En el último mes se han muerto cinco internos de cólera. Y ahora hay brotes de violencia en el suroeste del país, con más de 40 muertos. Se acusa a los brujos del vudú de extender la enfermedad con malas artes. "No podemos politizar esto ni buscar culpables, Haití tiene todas las condiciones para que se propague una epidemia como esta", contesta Papillon cuando se le pregunta.
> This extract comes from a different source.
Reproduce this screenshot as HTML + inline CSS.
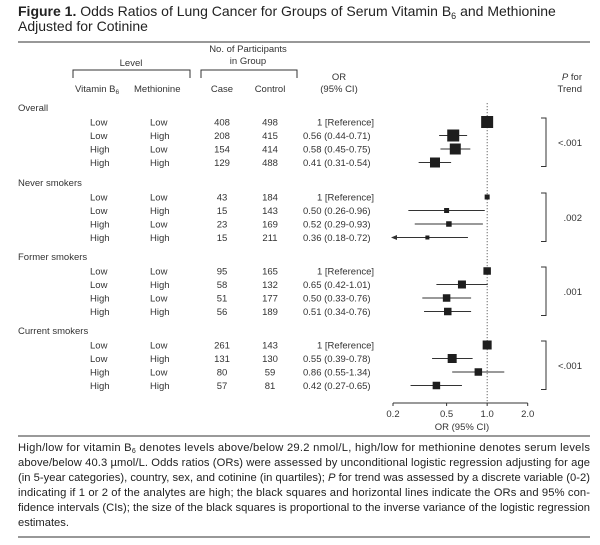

El padre Rafael, también de Mensajeros de la Paz, haitiano, dice que las tiendas de campaña donde viven aún un millón de personas estaban pensadas para durar seis meses y van casi 12, así que su aspecto es el de un campamento en ruinas. A pesar de ello, entre las carpas, los niños echan a volar cometas, parece que con alegría. Llega un coche con extranjeros y una nube de chiquillos y adultos lo rodea al poco pidiendo algo, lo que sea. Los demás, cientos de desocupados sentados al borde de la carretera, miran dentro de la furgoneta. Miran, y ya está.
"Esto no lo arregla una ONG ni ciento, esto es cosa de los políticos, no podemos hacer el alcantarillado, por ejemplo", se queja el padre Ángel. Ni siquiera las grandes cajas de chucherías y camisetas que reparte en el campamento llegan para los más de 400 niños de todas las edades que se amontonan alrededor de los repartidores.
La caridad no da abasto. Mensajeros de la Paz ha instalado en ese campamento 50 casas de madera que tienen un aspecto estupendo y el padre Ángel recibe, en plena visita a Haití, la noticia de que habrá financiación para otras seis. Unos kilómetros más allá, el centro de día de la ONG es un oasis en el camino, una casa con árboles frutales, cocina, salón y patio donde una docena de ancianos pasa cada día unas horas para comer, bailar... Por la tarde llegan los niños, también con actividades programadas.
Pero no es más, ni menos, que eso, un oasis en un país donde los únicos negocios que parecen tener aspecto boyante son los de las excavadoras. A allí donde no llegan la justicia ni los derechos, las ONG abren un hueco para la caridad.